The United States now needs to re-evaluate the very meanings of power in world politics and of the associated war principles that seek victory in a warfare that is not prolonged and focused on an ineffective nation-building strategy. The principle of “Objective” states: “When undertaking any mission, commanders should have a clear understanding of the expected outcome and its impact.” Today we call it the “Endgame.” Following Clausewitz and Sun-Tzu, commanders (to include the commander in chief and his staff) need to appreciate political ends and to understand how the military conditions they might achieve can contribute to these ends. Another principle, that of the “Offensive,” states that “offensive operations are essential to maintain the freedom of action necessary for success, exploit vulnerabilities and react to rapidly changing situation and unexpected developments.”

America’s leaders should begin with Sun-Tzu’s principles concerning diplomacy. Political initiatives and agreements may be useful, they will be instructed, but prudent military preparations should never be neglected. The primary objective of every state should be to weaken enemy states without actually engaging in armed combat. This objective links the ideal of “complete victory” to a “strategy for planning offensives.” “One who cannot be victorious assumes a defensive posture; one who can be victorious, attacks. … Those who excel at defense buries themselves away below the lowest depths of Earth. Those who excel at offense move from above the greatest heights of Heaven.”
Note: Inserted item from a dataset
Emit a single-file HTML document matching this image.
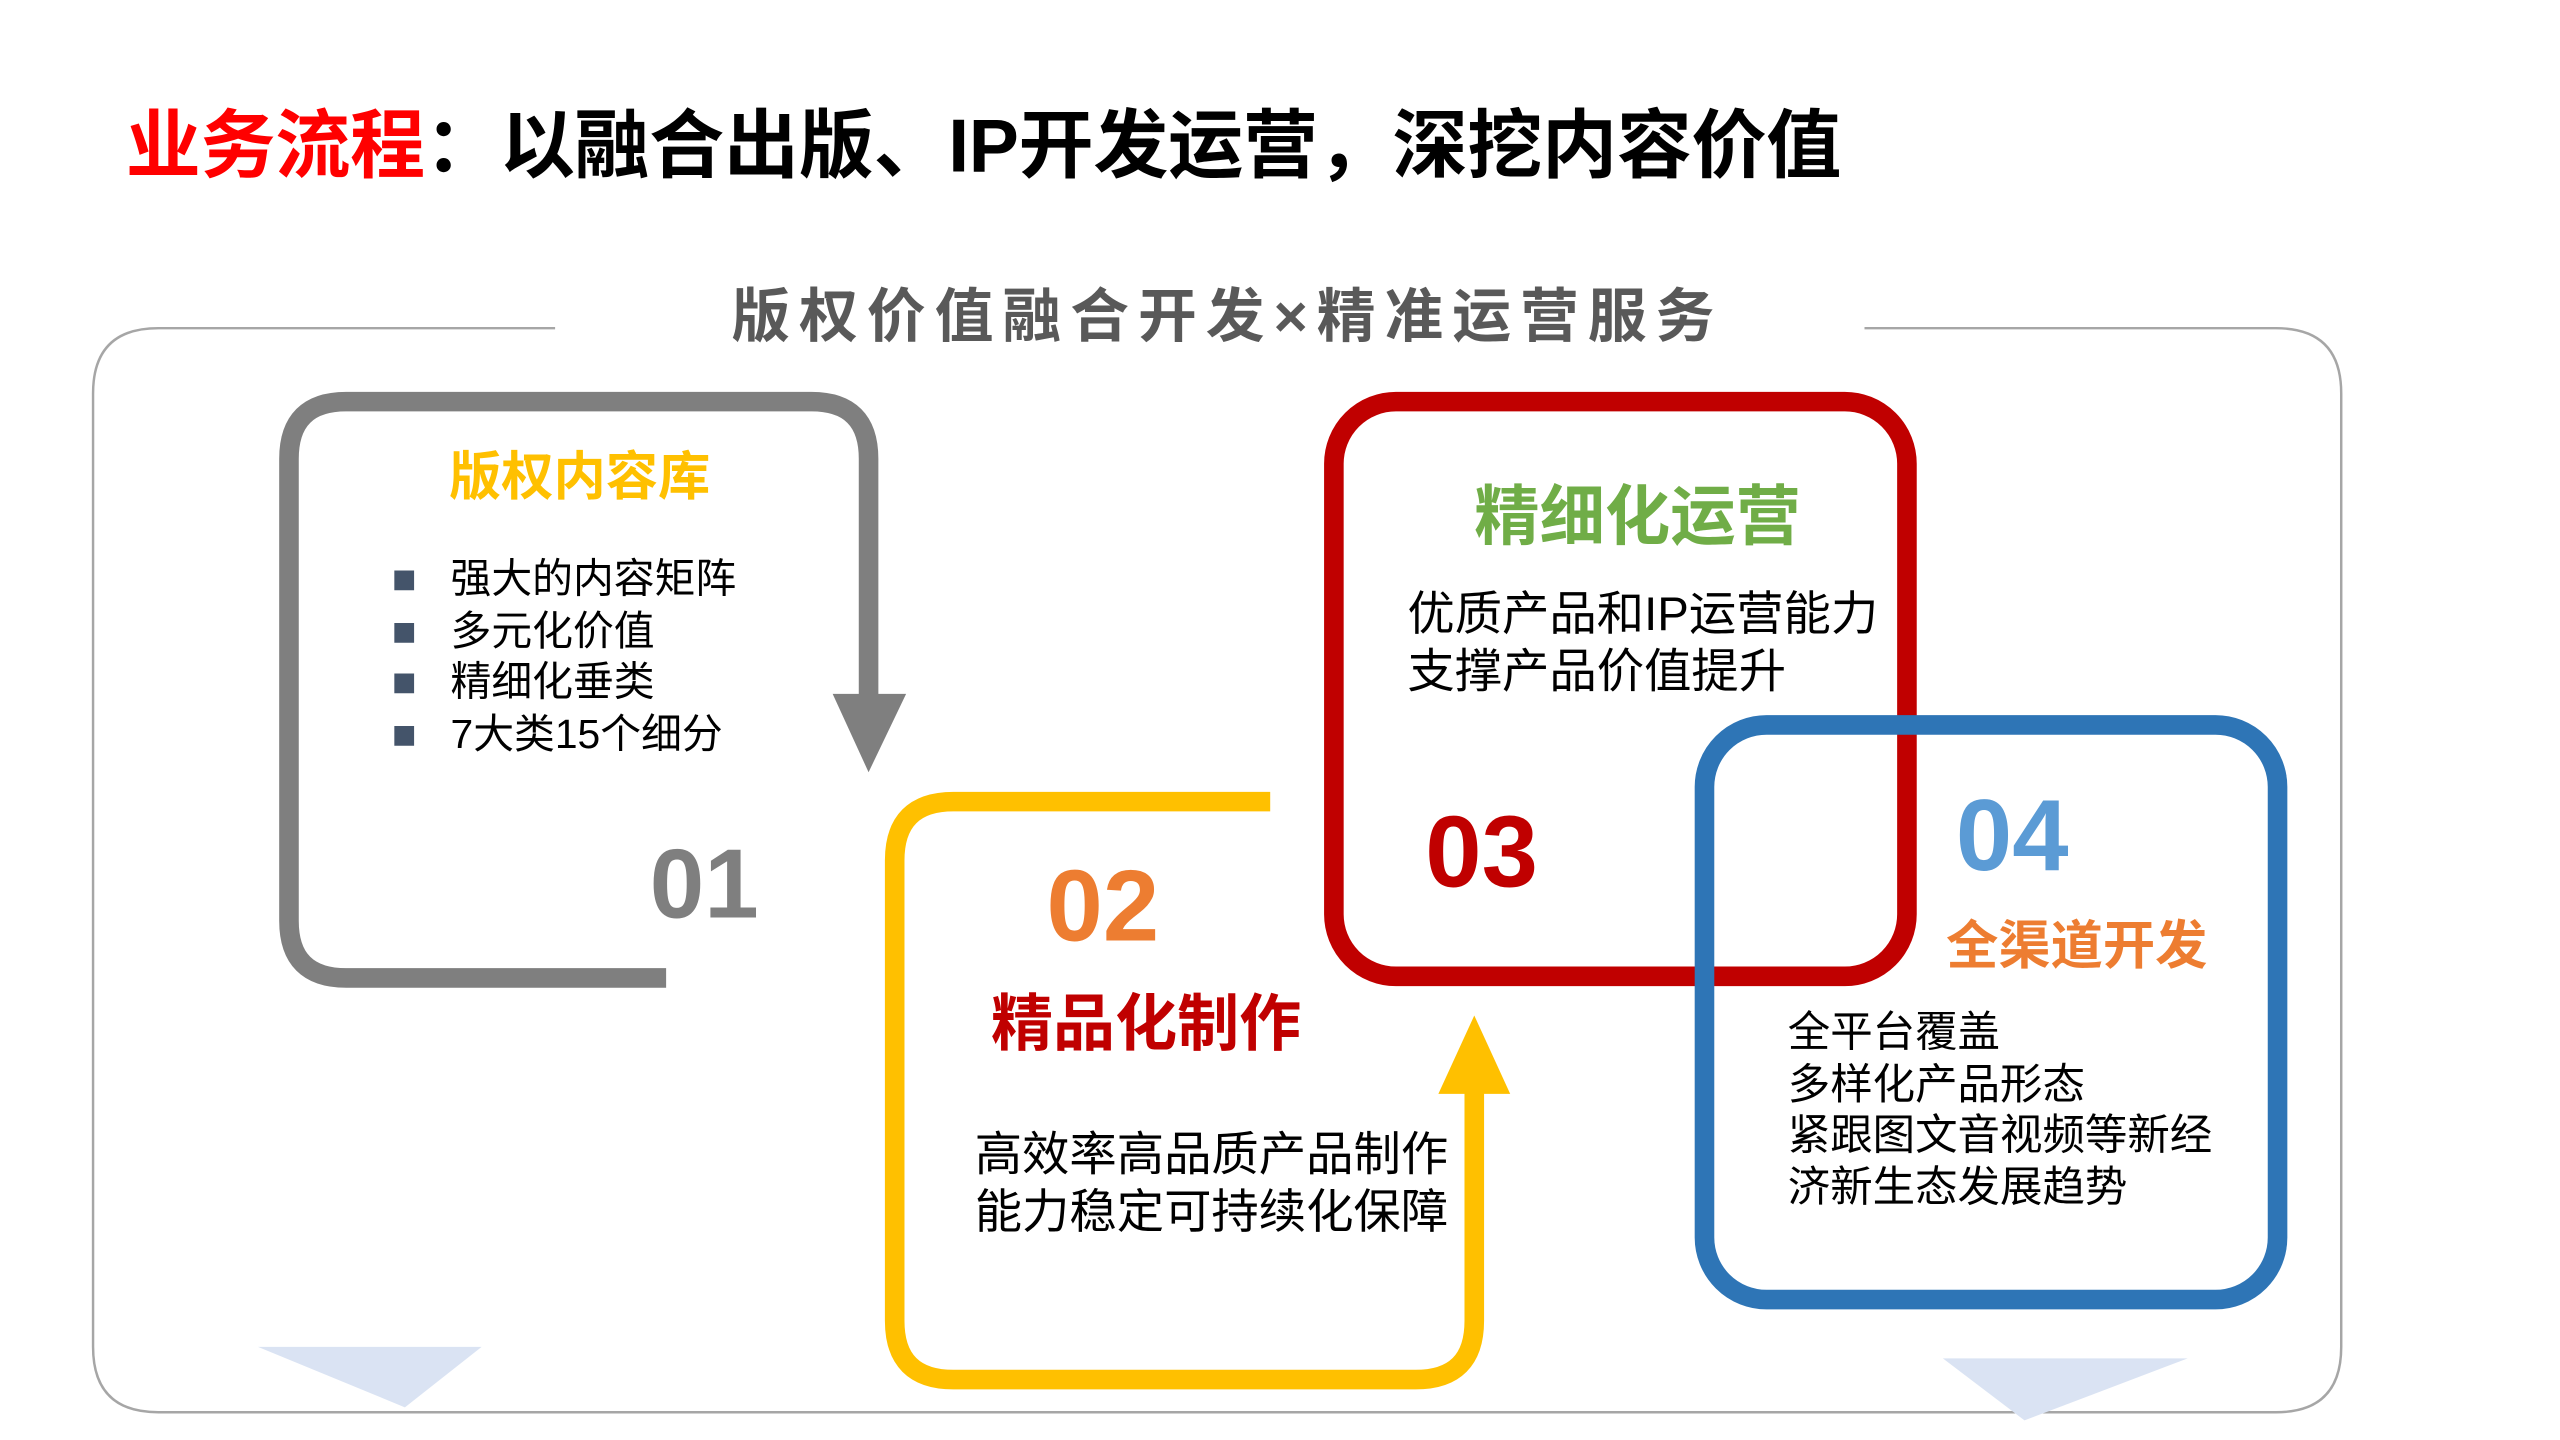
<!DOCTYPE html>
<html><head><meta charset="utf-8"><style>
html,body{margin:0;padding:0;width:2560px;height:1440px;overflow:hidden;background:#fff}
#w{position:absolute;left:0;top:0;width:1568px;height:882px;transform:scale(1.63265,1.63265);transform-origin:0 0;font-family:"Liberation Sans","Noto Sans CJK SC",sans-serif}
.t{position:absolute;white-space:nowrap;line-height:1}
.b{font-weight:bold}
</style></head><body><div id="w">
<svg width="1568" height="882" style="position:absolute;left:0;top:0">
<path d="M340 201 H97 Q57 201 57 241 V825 Q57 865 97 865 H1394 Q1434 865 1434 825 V241 Q1434 201 1394 201 H1142" fill="none" stroke="#a6a6a6" stroke-width="1.5"/>
<polygon points="158,825 295,825 248,862" fill="#dae3f3"/>
<polygon points="1190,832 1340,832 1240,870" fill="#dae3f3"/>
<path d="M408 599 H212 Q177 599 177 564 V281 Q177 246 212 246 H497 Q532 246 532 281 V430" fill="none" stroke="#7f7f7f" stroke-width="12"/>
<polygon points="510,425 555,425 532,473" fill="#7f7f7f"/>
<path d="M778 491 H584 Q548 491 548 527 V809 Q548 845 584 845 H867 Q903 845 903 809 V665" fill="none" stroke="#ffc000" stroke-width="12"/>
<polygon points="881,670 925,670 903,622" fill="#ffc000"/>
<rect x="817" y="246" width="351" height="352" rx="38" fill="none" stroke="#c00000" stroke-width="12"/>
<rect x="1044" y="444" width="351" height="352" rx="38" fill="none" stroke="#2e75b6" stroke-width="12"/>
</svg>
<div class="t b" style="left:77px;top:66px;font-size:46px;color:#000;letter-spacing:-0.2px"><span style="color:#ff0000">业务流程</span>：以融合出版、IP开发运营，深挖内容价值</div>
<div class="t b" style="left:448px;top:176px;font-size:36px;color:#595959;letter-spacing:5.5px">版权价值融合开发×精准运营服务</div>
<div class="t b" style="left:275px;top:276px;font-size:32px;color:#ffc000">版权内容库</div>
<div class="t" style="left:240px;top:340px;font-size:25px;color:#000;line-height:31.5px;white-space:pre"><span style="color:#44546a">■</span>   强大的内容矩阵
<span style="color:#44546a">■</span>   多元化价值
<span style="color:#44546a">■</span>   精细化垂类
<span style="color:#44546a">■</span>   7大类15个细分</div>
<div class="t b" style="left:398px;top:512px;font-size:60px;color:#7f7f7f">01</div>
<div class="t b" style="left:641px;top:525px;font-size:62px;color:#ed7d31">02</div>
<div class="t b" style="left:607px;top:609px;font-size:38px;color:#c00000">精品化制作</div>
<div class="t" style="left:597px;top:691px;font-size:29px;color:#000;line-height:35px">高效率高品质产品制作<br>能力稳定可持续化保障</div>
<div class="t b" style="left:903px;top:297px;font-size:40px;color:#70ad47">精细化运营</div>
<div class="t" style="left:862px;top:360px;font-size:29px;color:#000;line-height:35px">优质产品和IP运营能力<br>支撑产品价值提升</div>
<div class="t b" style="left:873px;top:492px;font-size:62px;color:#c00000">03</div>
<div class="t b" style="left:1198px;top:482px;font-size:62px;color:#5b9bd5">04</div>
<div class="t b" style="left:1192px;top:563px;font-size:32px;color:#ed7d31">全渠道开发</div>
<div class="t" style="left:1095px;top:617px;font-size:26px;color:#000;line-height:31.5px">全平台覆盖<br>多样化产品形态<br>紧跟图文音视频等新经<br>济新生态发展趋势</div>
</div></body></html>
The principle of “Mass” outlines that commanders at all levels aggregate the effects of combat power in time and space to overwhelm enemies or to gain control of the situation. Time in warfare applies the elements of combat power against multiple targets simultaneously, and space concentrates the effects of different elements of combat power against a single target.
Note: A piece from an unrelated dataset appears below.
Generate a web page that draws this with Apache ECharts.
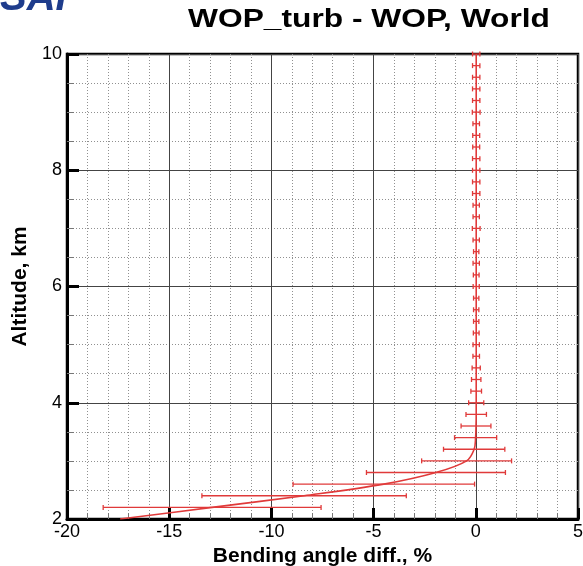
<!DOCTYPE html>
<html>
<head>
<meta charset="utf-8">
<script src="https://cdn.jsdelivr.net/npm/echarts@6/dist/echarts.min.js"></script>
<style>
  html, body { margin: 0; padding: 0; background: #fff; }
  #chart { width: 583px; height: 566px; }
</style>
</head>
<body>
<div id="chart"></div>
<script>
// Altitude levels (km)
const altitudes = [
  2.0, 2.2, 2.4, 2.6, 2.8, 3.0, 3.2, 3.4, 3.6, 3.8,
  4.0, 4.2, 4.4, 4.6, 4.8, 5.0, 5.2, 5.4, 5.6, 5.8,
  6.0, 6.2, 6.4, 6.6, 6.8, 7.0, 7.2, 7.4, 7.6, 7.8,
  8.0, 8.2, 8.4, 8.6, 8.8, 9.0, 9.2, 9.4, 9.6, 9.8, 10.0
];
// Mean bending angle difference (%) at each altitude
const meanDiff = [
  -17.4, -12.9, -8.4, -4.5, -1.95, -0.45, -0.08, -0.01, 0.01, 0.02,
  0.02, 0.02, 0.02, 0.02, 0.02, 0.02, 0.02, 0.02, 0.02, 0.02,
  0.02, 0.02, 0.02, 0.02, 0.02, 0.02, 0.02, 0.02, 0.02, 0.02,
  0.02, 0.02, 0.02, 0.02, 0.02, 0.02, 0.02, 0.02, 0.02, 0.02, 0.02
];
// Standard deviation (%) drawn as horizontal error bars
const stdDiff = [
  null, 5.33, 5.0, 4.44, 3.4, 2.2, 1.5, 1.03, 0.73, 0.5,
  0.37, 0.26, 0.23, 0.2, 0.16, 0.155, 0.14, 0.13, 0.13, 0.13,
  0.15, 0.14, 0.155, 0.13, 0.155, 0.19, 0.155, 0.155, 0.18, 0.18,
  0.18, 0.18, 0.17, 0.17, 0.16, 0.19, 0.18, 0.18, 0.18, 0.18, 0.18
];
const xTicks = { min: -20, max: 5, step: 5 };
const yTicks = { min: 2, max: 10, step: 2 };

const titleText = 'WOP_turb - WOP, World';
const xName = 'Bending angle diff., %';
const yName = 'Altitude, km';

const RED = '#e03a3a';
const FONT = '"Liberation Sans", Arial, Helvetica, sans-serif';

const lineData = altitudes.map((a, i) => [meanDiff[i], a]);
const barData = altitudes
  .map((a, i) => stdDiff[i] == null ? null : [meanDiff[i] - stdDiff[i], meanDiff[i] + stdDiff[i], a])
  .filter(d => d !== null);

const chart = echarts.init(document.getElementById('chart'), null, { renderer: 'canvas' });

chart.setOption({
  animation: false,
  backgroundColor: '#fff',
  graphic: [
    {
      type: 'text', x: 0, y: -21, z: 10,
      style: { text: 'SAF', font: 'italic bold 40px ' + FONT, fill: '#1e3c8c' }
    },
    {
      // wide bold heading, stretched horizontally around its centre
      type: 'text', x: 369, y: 20, z: 10, scaleX: 1.22,
      style: {
        text: titleText, font: 'bold 26px ' + FONT, fill: '#000',
        align: 'center', verticalAlign: 'middle'
      }
    }
  ],
  grid: {
    left: 67, right: 5, top: 54, bottom: 47,
    outerBoundsMode: 'none', containLabel: false,
    show: true, borderColor: '#000', borderWidth: 2.5, backgroundColor: '#fff'
  },
  xAxis: {
    type: 'value', min: xTicks.min, max: xTicks.max, interval: xTicks.step,
    name: xName, nameLocation: 'middle', nameGap: 20,
    nameTextStyle: { fontFamily: FONT, fontWeight: 'bold', fontSize: 21, color: '#000' },
    axisLine: { show: true, onZero: false, lineStyle: { color: '#000', width: 3 } },
    axisTick: { show: true, inside: true, length: 11, lineStyle: { color: '#000', width: 3 } },
    minorTick: { show: true, splitNumber: 5, length: 6, lineStyle: { color: '#777', width: 1 } },
    axisLabel: { fontFamily: FONT, fontSize: 18, color: '#000', margin: 4 },
    splitLine: { show: true, lineStyle: { color: '#444', width: 1 } },
    minorSplitLine: { show: true, lineStyle: { color: '#909090', width: 1, type: [1, 2] } }
  },
  yAxis: {
    type: 'value', min: yTicks.min, max: yTicks.max, interval: yTicks.step,
    name: yName, nameLocation: 'middle', nameGap: 31, nameRotate: 90,
    nameTextStyle: { fontFamily: FONT, fontWeight: 'bold', fontSize: 21, color: '#000' },
    axisLine: { show: true, onZero: false, lineStyle: { color: '#000', width: 3 } },
    axisTick: { show: true, inside: true, length: 12, lineStyle: { color: '#000', width: 3 } },
    minorTick: { show: true, splitNumber: 4, length: 7, lineStyle: { color: '#777', width: 1 } },
    axisLabel: { fontFamily: FONT, fontSize: 18, color: '#000', margin: 5 },
    splitLine: { show: true, lineStyle: { color: '#444', width: 1 } },
    minorSplitLine: { show: true, lineStyle: { color: '#909090', width: 1, type: [1, 2] } }
  },
  series: [
    {
      type: 'custom',
      name: 'std',
      data: barData,
      encode: { x: [0, 1], y: 2 },
      z: 3,
      renderItem: function (params, api) {
        const y = api.value(2);
        const p0 = api.coord([api.value(0), y]);
        const p1 = api.coord([api.value(1), y]);
        const h = 2.5;
        const st = { stroke: RED, lineWidth: 1.3 };
        return {
          type: 'group',
          children: [
            { type: 'line', shape: { x1: p0[0], y1: p0[1], x2: p1[0], y2: p1[1] }, style: st },
            { type: 'line', shape: { x1: p0[0], y1: p0[1] - h, x2: p0[0], y2: p0[1] + h }, style: st },
            { type: 'line', shape: { x1: p1[0], y1: p1[1] - h, x2: p1[0], y2: p1[1] + h }, style: st }
          ]
        };
      }
    },
    {
      type: 'line',
      name: 'mean',
      data: lineData,
      showSymbol: false,
      smooth: 0.35,
      z: 4,
      lineStyle: { color: RED, width: 1.6 }
    }
  ]
});
</script>
</body>
</html>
There is another section of “The Art of War” that can help the United States. This is Sun-Tzu’s repeated emphasis on the “unorthodox” or, as we prefer to call it today, unconventional warfare. We must, from a high-level strategic view, look at this current global war as combating an enemy who fights in a completely unorthodox manner, and we must fight him the very same way, but more cleverly and more effectively. We must use our full military and intellectual arsenal as a super power to bring victory sooner rather than later. And this can be done only with a specific endgame in mind, and with a corollary commitment to victory.

Drawn from the conflation of thought that crystallized as Taoism, the ancient strategist observes: “… in battle, one engages with the orthodox and gains victory through the unorthodox.” In an especially complex passage, Sun-Tzu discusses how the orthodox may be used in unorthodox ways, while an orthodox attack may be unorthodox when it is unexpected. Taken seriously by our strategic planners, this passage could represent a subtle tool for strategic and tactical implementation, one that might purposefully exploit an enemy state’s particular matrix of military expectations.

For the United States, the “unorthodox” should now be fashioned not only on the battlefield, but also long before the battle. Indeed, to prevent the most dangerous forms of battle, which would be expressions of all-out unconventional warfare, the United States should examine a number of promising new postures. These postures would focus upon a reasoned shift from an image of “orthodox” rationality to one of somewhat “unorthodox” irrationality. This is what the late American nuclear strategist Herman Kahn once called the “rationality of pretended irrationality.” For now, every enemy state knows pretty much exactly how the United States will initiate and conduct war. If, however, the United States did not always signal perfect rationality to its enemies – that is, that its actions (defensive and offensive) were not always completely measured and predictable – it could significantly enhance both its overall deterrence posture and its capacity to carry out certain pre-emption options. These same lessons now apply to diplomacy and politics, which are all too often mired in entirely predictable and, in many cases now, unpredictable U.S. policies.